Neither BRICS nor Emerging Markets works anymore as a geographic concept of value creation in banking. A new engine of global banking has emerged along the coastline of the Indian Ocean.
Based on geography, we call this high-growth region the Indo Crescent. Banking in the Indo Crescent—which stretches from Kenya on the west through India to Australia—is expected outperform banking in the remaining BRCS countries (Brazil, Russia, China, and South Africa, excluding India). Already, the Indo Crescent is home to the world’s fastest-growing financial hubs, including Dubai, Mumbai, Nairobi, and Singapore.

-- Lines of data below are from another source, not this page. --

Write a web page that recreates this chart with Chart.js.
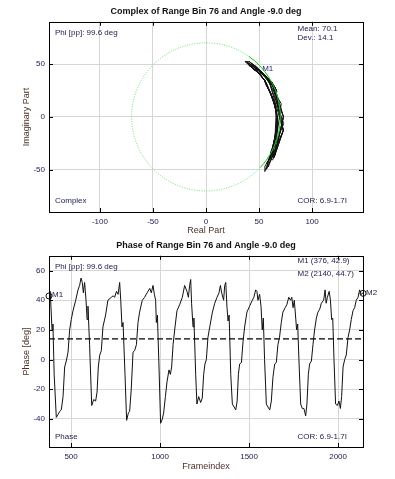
<!DOCTYPE html>
<html>
<head>
<meta charset="utf-8">
<script src="https://cdn.jsdelivr.net/npm/chart.js@4/dist/chart.umd.min.js"></script>
<style>
  html, body { margin: 0; padding: 0; background: #fff; }
  .box { position: relative; width: 395px; }
</style>
</head>
<body>
<div class="box" style="height:240px"><canvas id="complexChart"></canvas></div>
<div class="box" style="height:239px"><canvas id="phaseChart"></canvas></div>
<script>
// ===== DATA =====
var frames = [
  376, 383, 393, 398, 405, 417, 427, 436, 445, 455, 464, 473, 483, 492, 501, 511, 526, 539, 548, 556, 563, 569, 576, 584, 590, 595, 604,
  616, 627, 638, 646, 653, 661, 670, 679, 694, 707, 726, 736, 745, 755, 764, 773, 779, 786, 792, 803,
  812, 822, 829, 838, 848, 857, 867, 876, 885, 900, 913, 927, 942, 951, 960, 968, 975, 979, 985, 994,
  1003, 1013, 1020, 1030, 1039, 1050, 1058, 1065, 1073, 1084, 1095, 1110, 1125, 1138, 1151, 1159, 1166, 1172, 1177, 1185, 1190, 1200,
  1207, 1217, 1228, 1237, 1245, 1252, 1260, 1269, 1279, 1294, 1307, 1320, 1331, 1339, 1346, 1357, 1363, 1369, 1376, 1382, 1388, 1397,
  1406, 1416, 1425, 1433, 1440, 1447, 1457, 1466, 1475, 1488, 1503, 1518, 1527, 1537, 1544, 1550, 1559, 1567, 1574, 1580, 1587,
  1597, 1606, 1616, 1625, 1634, 1644, 1653, 1662, 1671, 1681, 1690, 1703, 1712, 1723, 1733, 1740, 1747, 1754, 1762, 1767, 1773, 1780,
  1790, 1799, 1808, 1818, 1825, 1833, 1840, 1850, 1859, 1868, 1878, 1887, 1897, 1906, 1919, 1927, 1933, 1940, 1950, 1957, 1964, 1970, 1977,
  1986, 1996, 2005, 2013, 2020, 2028, 2037, 2046, 2056, 2065, 2074, 2084, 2093, 2102, 2112, 2121, 2130, 2140
];
var phase = [
  43, 46, 20, 24, -10, -39, -37, -35, -34, -25, -5, -1, 5, 20, 27, 33, 40, 47, 50, 55, 52, 45, 52, 40, 27, 36, 10,
  -31, -27, -28, -22, -5, 3, 6, 22, 30, 40, 42, 43, 42, 46, 44, 52, 40, 22, 25, -10,
  -41, -36, -35, -20, 5, 6, 10, 25, 32, 40, 42, 45, 48, 45, 50, 44, 40, 25, 30, -5,
  -43, -40, -36, -25, -15, -7, -10, -5, 10, 22, 33, 37, 42, 50, 46, 42, 50, 54, 38, 22, 28, -10,
  -30, -25, -29, -26, -10, -3, 0, 15, 22, 32, 38, 42, 45, 50, 45, 40, 50, 52, 35, 26, 30, -10,
  -30, -32, -34, -28, -10, -3, -2, 12, 22, 32, 36, 40, 42, 47, 46, 40, 44, 36, 20, 28, 0,
  -30, -32, -34, -28, -12, -3, -2, 10, 15, 25, 32, 35, 37, 42, 40, 42, 35, 40, 28, 20, 24, 0,
  -30, -33, -33, -38, -30, -10, -3, -1, 10, 20, 28, 32, 34, 38, 40, 47, 38, 42, 46, 40, 27, 28, 0,
  -30, -31, -28, -33, -25, -5, 0, 3, 15, 20, 27, 33, 35, 40, 42, 47, 44, 45
];
var magnitude = [
  67.2, 66.9, 71, 70.6, 74, 75.4, 72.2, 72, 71.9, 69.5, 67.5, 67.1, 66.5, 65, 64.3, 65.2, 64.5, 63.8, 63.5, 64, 66.3, 67, 66.3, 67.5, 70.3, 67.9, 72,
  74.6, 69.7, 69.8, 69.2, 67.5, 66.7, 66.4, 64.8, 65.5, 64.5, 64.3, 64.2, 64.3, 63.9, 64.1, 64.8, 67.5, 70.8, 70.5, 74,
  75.6, 72.1, 72, 69, 66.5, 66.4, 66, 64.5, 65.3, 64.5, 64.3, 64, 63.7, 64, 65, 67.1, 67.5, 70.5, 68.5, 73.5,
  75.8, 72.5, 72.1, 69.5, 68.5, 67.7, 68, 67.5, 66, 64.8, 65.2, 64.8, 64.3, 63.5, 63.9, 64.3, 63.5, 64.6, 67.7, 70.8, 70.2, 74,
  74.5, 69.5, 69.9, 69.6, 68, 67.3, 67, 65.5, 64.8, 65.3, 64.7, 64.3, 64, 63.5, 64, 64.5, 63.5, 64.8, 68, 70.4, 68.5, 74,
  74.5, 71.7, 71.9, 69.8, 68, 67.3, 67.2, 65.8, 64.8, 65.3, 64.9, 64.5, 64.3, 63.8, 63.9, 64.5, 65.1, 67.9, 71, 70.2, 73,
  74.5, 71.7, 71.9, 69.8, 68.2, 67.3, 67.2, 66, 65.5, 64.5, 65.3, 65, 64.8, 64.3, 64.5, 64.3, 65, 66, 70.2, 71, 70.6, 73,
  74.5, 74.8, 71.8, 72.3, 71.5, 68, 67.3, 67.1, 66, 65, 64.2, 65.3, 65.1, 64.7, 64.5, 63.8, 64.7, 64.3, 65.4, 67.5, 70.3, 70.2, 73,
  74.5, 74.6, 69.8, 71.8, 69.5, 67.5, 67, 66.7, 65.5, 65, 64.3, 65.2, 65, 64.5, 64.3, 63.8, 64.1, 64
];
var meanPhase = 14;        // dashed line in the phase plot
var meanRadius = 70.1;     // "Mean" circle in the complex plot
var markers = [{ label: 'M1', frame: 376, value: 42.9 }, { label: 'M2', frame: 2140, value: 44.7 }];
var complexTicksX = [-100, -50, 0, 50, 100];
var complexTicksY = [-50, 0, 50];
var phaseTicksX = [500, 1000, 1500, 2000];
var phaseTicksY = [-40, -20, 0, 20, 40, 60];

// ===== SHARED STYLE =====
var FONT = "'Liberation Sans', Arial, sans-serif";
var tickFont = { family: FONT, size: 8 };
var txtColor = '#1c1c4a';
var axColor = '#4a3428';
var gridCol = '#d6d6d6';
var plainNum = function (v) { return String(v); };

function useTicks(list) {
  return function (s) { s.ticks = list.map(function (v) { return { value: v }; }); };
}

function frameAndTicks(len) {
  return {
    id: 'frameTicks',
    afterDraw: function (chart) {
      var ctx = chart.ctx, a = chart.chartArea, sx = chart.scales.x, sy = chart.scales.y;
      ctx.save();
      ctx.strokeStyle = '#000';
      ctx.lineWidth = 1;
      ctx.strokeRect(Math.round(a.left) + 0.5, Math.round(a.top) + 0.5, Math.round(a.right - a.left), Math.round(a.bottom - a.top));
      ctx.beginPath();
      sx.ticks.forEach(function (t) {
        var px = Math.round(sx.getPixelForValue(t.value)) + 0.5;
        ctx.moveTo(px, a.bottom); ctx.lineTo(px, a.bottom - len);
        ctx.moveTo(px, a.top); ctx.lineTo(px, a.top + len);
      });
      sy.ticks.forEach(function (t) {
        var py = Math.round(sy.getPixelForValue(t.value)) + 0.5;
        ctx.moveTo(a.left, py); ctx.lineTo(a.left + len, py);
        ctx.moveTo(a.right, py); ctx.lineTo(a.right - len, py);
      });
      ctx.stroke();
      ctx.restore();
    }
  };
}

// ===== COMPLEX PLOT =====
var complexPts = phase.map(function (p, i) {
  var a = p * Math.PI / 180;
  return { x: magnitude[i] * Math.cos(a), y: magnitude[i] * Math.sin(a) };
});

function circleGeom(chart) {
  var sx = chart.scales.x, sy = chart.scales.y;
  var cx = sx.getPixelForValue(0), cy = sy.getPixelForValue(0);
  return { cx: cx, cy: cy, rx: sx.getPixelForValue(meanRadius) - cx, ry: cy - sy.getPixelForValue(meanRadius) };
}

var complexDecor = {
  id: 'complexDecor',
  beforeDatasetsDraw: function (chart) {
    var ctx = chart.ctx, sx = chart.scales.x, sy = chart.scales.y, g = circleGeom(chart);
    ctx.save();
    ctx.strokeStyle = '#5fe35f';
    ctx.lineWidth = 1;
    ctx.setLineDash([1, 1.5]);
    ctx.beginPath();
    ctx.ellipse(g.cx, g.cy, g.rx, g.ry, 0, 0, Math.PI * 2);
    ctx.stroke();
    ctx.setLineDash([]);
    // M1 label sits under the data
    ctx.font = '8px ' + FONT;
    ctx.fillStyle = '#23237a';
    ctx.textBaseline = 'middle';
    var m = complexPts[0];
    ctx.fillText(markers[0].label, sx.getPixelForValue(m.x) + 4, sy.getPixelForValue(m.y));
    ctx.restore();
  },
  afterDatasetsDraw: function (chart) {
    var ctx = chart.ctx, a = chart.chartArea, g = circleGeom(chart);
    var pMin = Math.min.apply(null, phase) * Math.PI / 180, pMax = Math.max.apply(null, phase) * Math.PI / 180;
    ctx.save();
    ctx.strokeStyle = '#1fc41f';
    ctx.lineWidth = 1;
    ctx.beginPath();
    ctx.ellipse(g.cx, g.cy, g.rx, g.ry, 0, -pMax, -pMin);
    ctx.stroke();
    ctx.font = '8px ' + FONT;
    ctx.fillStyle = txtColor;
    ctx.textBaseline = 'middle';
    ctx.textAlign = 'left';
    ctx.fillText('Phi [pp]: 99.6 deg', a.left + 6, a.top + 10.7);
    ctx.fillText('Mean: 70.1', a.left + 248.5, a.top + 6.7);
    ctx.fillText('Dev.: 14.1', a.left + 248.5, a.top + 15.7);
    ctx.fillText('Complex', a.left + 6, a.bottom - 11.3);
    ctx.fillText('COR: 6.9-1.7I', a.left + 248.5, a.bottom - 11.3);
    ctx.restore();
  }
};

new Chart(document.getElementById('complexChart').getContext('2d'), {
  type: 'scatter',
  data: { datasets: [
    { label: 'Complex', data: complexPts, showLine: true, borderColor: '#111', borderWidth: 1, pointRadius: 0, tension: 0 }
  ]},
  options: {
    responsive: true, maintainAspectRatio: false, animation: false,
    layout: { padding: { left: 0, right: 32, top: 0, bottom: 0 } },
    plugins: {
      legend: { display: false }, tooltip: { enabled: false },
      title: { display: true, fullSize: false, text: 'Complex of Range Bin 76 and Angle -9.0 deg', color: '#111',
        font: { family: FONT, size: 9, weight: 'bold' }, padding: { top: 6, bottom: 5 } }
    },
    scales: {
      x: { type: 'linear', min: -148, max: 148,
        afterFit: function (s) { s.height = 28; },
        afterBuildTicks: useTicks(complexTicksX),
        grid: { color: gridCol, drawTicks: false }, border: { display: false },
        ticks: { font: tickFont, color: txtColor, padding: 5, maxRotation: 0, callback: plainNum },
        title: { display: true, text: 'Real Part', color: axColor, font: { family: FONT, size: 9 }, padding: { top: 0, bottom: 4 } } },
      y: { type: 'linear', min: -90, max: 90,
        afterFit: function (s) { s.width = 49; },
        afterBuildTicks: useTicks(complexTicksY),
        grid: { color: gridCol, drawTicks: false }, border: { display: false },
        ticks: { font: tickFont, color: txtColor, padding: 4, callback: plainNum },
        title: { display: true, text: 'Imaginary Part', color: axColor, font: { family: FONT, size: 9 }, padding: { top: 21.6, bottom: 0 } } }
    }
  },
  plugins: [complexDecor, frameAndTicks(4)]
});

// ===== PHASE PLOT =====
var phasePts = frames.map(function (f, i) { return { x: f, y: phase[i] }; });
var meanPts = [{ x: frames[0], y: meanPhase }, { x: frames[frames.length - 1], y: meanPhase }];
var markerPts = markers.map(function (m) { return { x: m.frame, y: m.value }; });

var phaseDecor = {
  id: 'phaseDecor',
  afterDatasetsDraw: function (chart) {
    var ctx = chart.ctx, a = chart.chartArea, sx = chart.scales.x, sy = chart.scales.y;
    ctx.save();
    ctx.font = '8px ' + FONT;
    ctx.fillStyle = txtColor;
    ctx.textBaseline = 'middle';
    ctx.textAlign = 'left';
    ctx.fillText('Phi [pp]: 99.6 deg', a.left + 6, a.top + 11);
    ctx.fillText('M1 (376, 42.9)', a.left + 248.5, a.top + 5.3);
    ctx.fillText('M2 (2140, 44.7)', a.left + 248.5, a.top + 17.7);
    ctx.fillText('Phase', a.left + 6, a.bottom - 10.3);
    ctx.fillText('COR: 6.9-1.7I', a.left + 248.5, a.bottom - 10.3);
    markers.forEach(function (m) {
      ctx.fillText(m.label, sx.getPixelForValue(m.frame) + 3, sy.getPixelForValue(m.value) - 1);
    });
    ctx.restore();
  }
};

new Chart(document.getElementById('phaseChart').getContext('2d'), {
  type: 'scatter',
  data: { datasets: [
    { label: 'Phase', data: phasePts, showLine: true, borderColor: '#111', borderWidth: 1, pointRadius: 0, tension: 0 },
    { label: 'Mean', data: meanPts, showLine: true, borderColor: '#000', borderWidth: 1.3, borderDash: [6, 3], pointRadius: 0 },
    { label: 'Markers', data: markerPts, showLine: false, pointRadius: 3, pointBackgroundColor: 'rgba(0,0,0,0)',
      pointBorderColor: '#111', pointBorderWidth: 1, clip: false }
  ]},
  options: {
    responsive: true, maintainAspectRatio: false, animation: false,
    layout: { padding: { left: 0, right: 32, top: 0, bottom: 0 } },
    plugins: {
      legend: { display: false }, tooltip: { enabled: false },
      title: { display: true, fullSize: false, text: 'Phase of Range Bin 76 and Angle -9.0 deg', color: '#111',
        font: { family: FONT, size: 9, weight: 'bold' }, padding: { top: 0.6, bottom: 4.4 } }
    },
    scales: {
      x: { type: 'linear', min: 376, max: 2140,
        afterFit: function (s) { s.height = 32; },
        afterBuildTicks: useTicks(phaseTicksX),
        grid: { color: gridCol, drawTicks: false }, border: { display: false },
        ticks: { font: tickFont, color: txtColor, padding: 5, maxRotation: 0, callback: plainNum },
        title: { display: true, text: 'Frameindex', color: axColor, font: { family: FONT, size: 9 }, padding: { top: 0, bottom: 6.9 } } },
      y: { type: 'linear', min: -59, max: 70,
        afterFit: function (s) { s.width = 49; },
        afterBuildTicks: useTicks(phaseTicksY),
        grid: { color: gridCol, drawTicks: false }, border: { display: false },
        ticks: { font: tickFont, color: txtColor, padding: 4, callback: plainNum },
        title: { display: true, text: 'Phase [deg]', color: axColor, font: { family: FONT, size: 9 }, padding: { top: 21.6, bottom: 0 } } }
    }
  },
  plugins: [phaseDecor, frameAndTicks(4)]
});
</script>
</body>
</html>
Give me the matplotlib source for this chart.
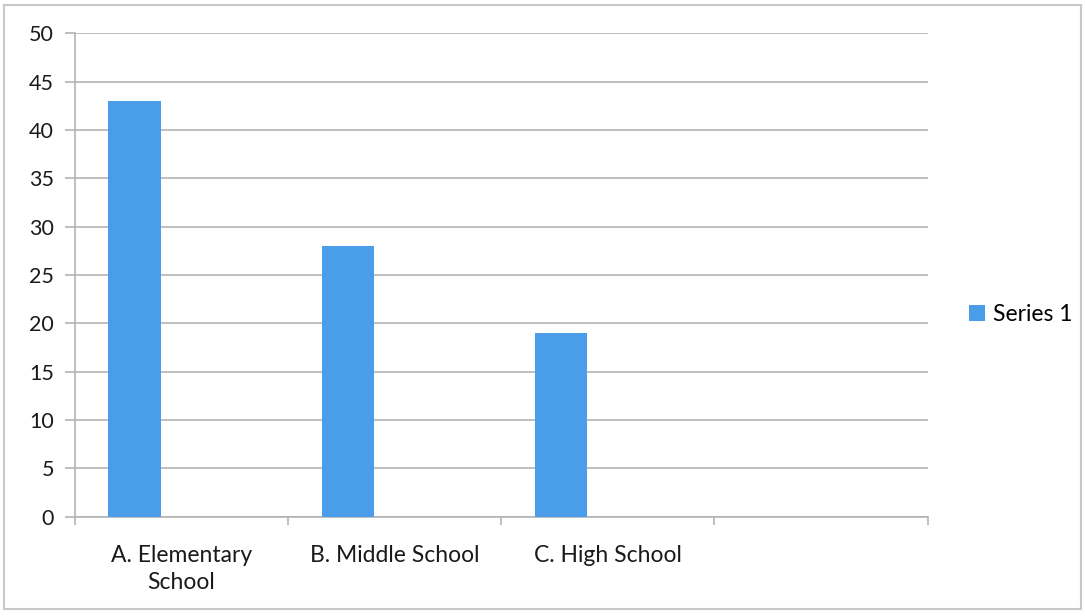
import numpy as np
import matplotlib
matplotlib.use("Agg")
import matplotlib.pyplot as plt
from matplotlib.patches import Rectangle

plt.rcParams['font.family'] = ['Lato', 'DejaVu Sans']

categories = ["A. Elementary\nSchool", "B. Middle School", "C. High School", ""]
series1 = [43, 28, 19]
series_name = "Series 1"
yticks = [0, 5, 10, 15, 20, 25, 30, 35, 40, 45, 50]

bar_color = '#4a9de8'
grid_color = '#b4b4b4'

fig = plt.figure(figsize=(10.85, 6.16), dpi=100)
ax = fig.add_axes([0.069, 0.161, 0.786, 0.785])

x = np.arange(len(series1))
ax.bar(x - 0.22, series1, width=0.245, color=bar_color, label=series_name, zorder=3)

ax.set_xlim(-0.5, len(categories) - 0.5)
ax.set_ylim(0, 50)
ax.set_yticks(yticks)
ax.yaxis.grid(True, color=grid_color, lw=1.2, zorder=0)

# category labels centered, ticks on category boundaries
ax.set_xticks(np.arange(len(categories)))
ax.set_xticklabels(categories, fontsize=16.5, color='#1a1a1a', linespacing=1.35)
ax.tick_params(axis='x', length=0, pad=20)
ax.set_xticks(np.arange(len(categories) + 1) - 0.5, minor=True)
ax.tick_params(axis='x', which='minor', length=6, color=grid_color, width=1.2)
ax.tick_params(axis='y', length=7, color=grid_color, width=1.2, labelsize=15.5,
               labelcolor='#1a1a1a', pad=8)

for s in ['top', 'right']:
    ax.spines[s].set_visible(False)
for s in ['left', 'bottom']:
    ax.spines[s].set_color(grid_color)
    ax.spines[s].set_linewidth(1.2)

fig.legend(loc='center left', bbox_to_anchor=(0.874, 0.49), frameon=False,
           fontsize=16.5, handlelength=0.7, handleheight=0.7, handletextpad=0.35)

fig.patches.append(Rectangle((0.004, 0.012), 0.992, 0.98, transform=fig.transFigure,
                             fill=False, edgecolor='#c8c8c8', lw=1.5))

fig.savefig("out.png", dpi=100)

Advantages come from the Indo Crescent’s forecast economic growth, low bank penetration, and advanced use of technology. Between 2021 and 2030, we expect the economy of the Indo Crescent to grow at 7.3 percent per year, compared with 6.0 percent for BRCS and 4.3 percent for the rest of the world. This region is still underpenetrated as banking penetration in the Indo Crescent is 4 percent (share of banking revenues as a percentage of GDP), just over half of the rest of the world’s 7 percent penetration rate, which leaves substantially more room for growth. Additionally, technology has been enabling Indo Crescent banks to leapfrog those in other parts of the world.
At present, Indo Crescent banks hold less than 10 percent of global bank assets, but they hold an outsize share of assets at the best performers among the world’s top 300 banks by market cap. About half (51 percent) of assets held by best performers—those in the upper quartile in terms of price-to-earnings and price-to-book ratios—are with Indo Crescent banks. They accomplish this by driving innovation through technology, leading with beyond-banking business models, and creating next-gen cost efficiency while being thoughtful about risk.